The thematic area is comprised of Four (4) dedicated Staff comprising Fidelia Osemeata Oroh (Head), Fatima Abubakar Shamaki and Valerie Duruh, forming a thematic team charged with the responsibility of promoting, protecting and enforcing the right to health as safeguarded by the various human instruments. The team is also charged with the responsibility of liaising and cooperating with local and international organizations on right to health with the purpose of advancing the promotion and protection of same, undertaking studies and making appropriate recommendations to the Commission, promoting an understanding of public discussions of right to health issues in Nigeria among other functions which may be prescribed from time to time.

  1. Body:

The right to health is accorded recognition by several international treaties to most of which Nigeria is a party. The most important of these treaties are the International Covenant on Economic, Social and Cultural Rights (ICESCR), Convention on the Elimination of all Forms of Discrimination (CERD), the Convention on the Elimination of all Forms of Discrimination against Women (CEDAW) and the Convention on the Rights of the Child (CRC).
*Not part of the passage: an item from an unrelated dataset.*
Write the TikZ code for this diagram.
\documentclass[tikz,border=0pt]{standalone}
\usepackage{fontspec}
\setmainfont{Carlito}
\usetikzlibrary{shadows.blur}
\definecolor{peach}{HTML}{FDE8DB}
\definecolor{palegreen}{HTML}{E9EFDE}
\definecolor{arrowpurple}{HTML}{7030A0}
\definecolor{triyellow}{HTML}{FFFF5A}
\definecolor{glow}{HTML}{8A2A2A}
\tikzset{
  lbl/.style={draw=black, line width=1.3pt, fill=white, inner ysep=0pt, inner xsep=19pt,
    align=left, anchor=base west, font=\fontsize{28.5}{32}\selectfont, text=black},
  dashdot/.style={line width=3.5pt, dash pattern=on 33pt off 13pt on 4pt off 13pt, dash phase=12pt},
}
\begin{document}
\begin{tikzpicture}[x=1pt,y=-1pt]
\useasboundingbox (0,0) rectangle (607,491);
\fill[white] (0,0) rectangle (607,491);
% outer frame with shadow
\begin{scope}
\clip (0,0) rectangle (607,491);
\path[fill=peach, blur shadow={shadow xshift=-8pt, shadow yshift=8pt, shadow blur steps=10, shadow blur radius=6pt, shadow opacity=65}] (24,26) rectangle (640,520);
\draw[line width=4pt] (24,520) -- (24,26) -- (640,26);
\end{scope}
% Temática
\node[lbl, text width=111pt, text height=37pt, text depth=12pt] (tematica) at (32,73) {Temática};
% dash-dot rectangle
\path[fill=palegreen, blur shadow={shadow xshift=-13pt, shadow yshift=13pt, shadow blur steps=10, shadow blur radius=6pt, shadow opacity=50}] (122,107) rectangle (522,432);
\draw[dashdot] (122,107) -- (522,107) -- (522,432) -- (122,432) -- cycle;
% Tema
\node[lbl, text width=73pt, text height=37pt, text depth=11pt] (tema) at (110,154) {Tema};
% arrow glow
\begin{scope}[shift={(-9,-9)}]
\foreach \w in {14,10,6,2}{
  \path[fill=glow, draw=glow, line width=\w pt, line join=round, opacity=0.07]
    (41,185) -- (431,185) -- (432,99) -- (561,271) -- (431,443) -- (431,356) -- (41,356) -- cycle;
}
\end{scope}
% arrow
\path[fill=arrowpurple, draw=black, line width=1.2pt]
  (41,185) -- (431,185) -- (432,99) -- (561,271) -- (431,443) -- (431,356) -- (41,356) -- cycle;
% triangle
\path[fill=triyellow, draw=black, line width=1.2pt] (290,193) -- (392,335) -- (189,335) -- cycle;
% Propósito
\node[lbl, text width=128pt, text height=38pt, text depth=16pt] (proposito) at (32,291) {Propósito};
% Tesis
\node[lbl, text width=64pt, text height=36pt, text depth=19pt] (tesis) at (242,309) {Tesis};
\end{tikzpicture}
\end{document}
Nigeria is also a party to two health-related civil and political rights treaties, namely the International Covenant on Civil and Political Rights (ICCPR) and the Convention against Torture and Other Cruel, Inhuman or Degrading Treatment or Punishment. Regionally, the Right to Health is guaranteed under the African Charter on Human and Peoples Rights. Nationally, it is guaranteed under Chapter 2 of the Constitution of the Federal Republic of Nigeria 1999 (as amended), the National Health Insurance Scheme Act (1999) etc.

  1. Activities:

The Commission has partnered with several MDAs like the Ministry of Health and National Agency for the Control of Aids as well as varied INGO’s and NGO’s over the years towards the realization of its goal in advancing the right to health of Nigerian. The Commission put in place the NHRC Critical Mass to mainstream HIV/AIDS in all sectoral activities. In furtherance of its mandate, the Commission plans to set up human rights desks in hospitals, conduct an intervention in the health section in response to complaints about quackery, malpractice and negligence in the health sector amongst other laudable and lofty goals.

Goal 3 of the Sustainable Development Goals (SDG), focusing on health, is to “ensure healthy lives and promote well-being for all at all ages”, however, it should be noted that almost all the Goals can be linked to health as a well-functioning health system is fundamental to the right to health and therefore the realisation of other SDGs. State parties are already legally obliged under the International Covenant on Economic, Social and Cultural Rights (ICESCR) to “devote maximum available resources to the right to health”, which includes funding struggling health systems. 

  1. Challenges:

In recent years, notable progress has been made, but significant challenges remain. Women around the world continue to lack access to sexual and reproductive health care; thousands of new cases of HIV/AIDS continue to occur each day, billions of people are left without access to essential medicines, millions of adults and children suffer from undernourishment.

  1. Conclusion:

Health is a fundamental human right and a key indicator of sustainable development. Poor health threatens the rights of children to education, limits economic opportunities for men and women and increases poverty within communities and countries around the world. It is also impacted by poverty and strongly connected to other aspects of sustainable development, including water and sanitation, gender equality, climate change and peace and stability.

In order to accelerate progress and address new health challenges, all actors, including the private sector need to partner to develop health care solutions that work for people, families, communities and nations and it is the work of the National Human Rights Commission to ensure that it is at the forefront of the fight to promote, protect and enforce the human rights of all Nigerians.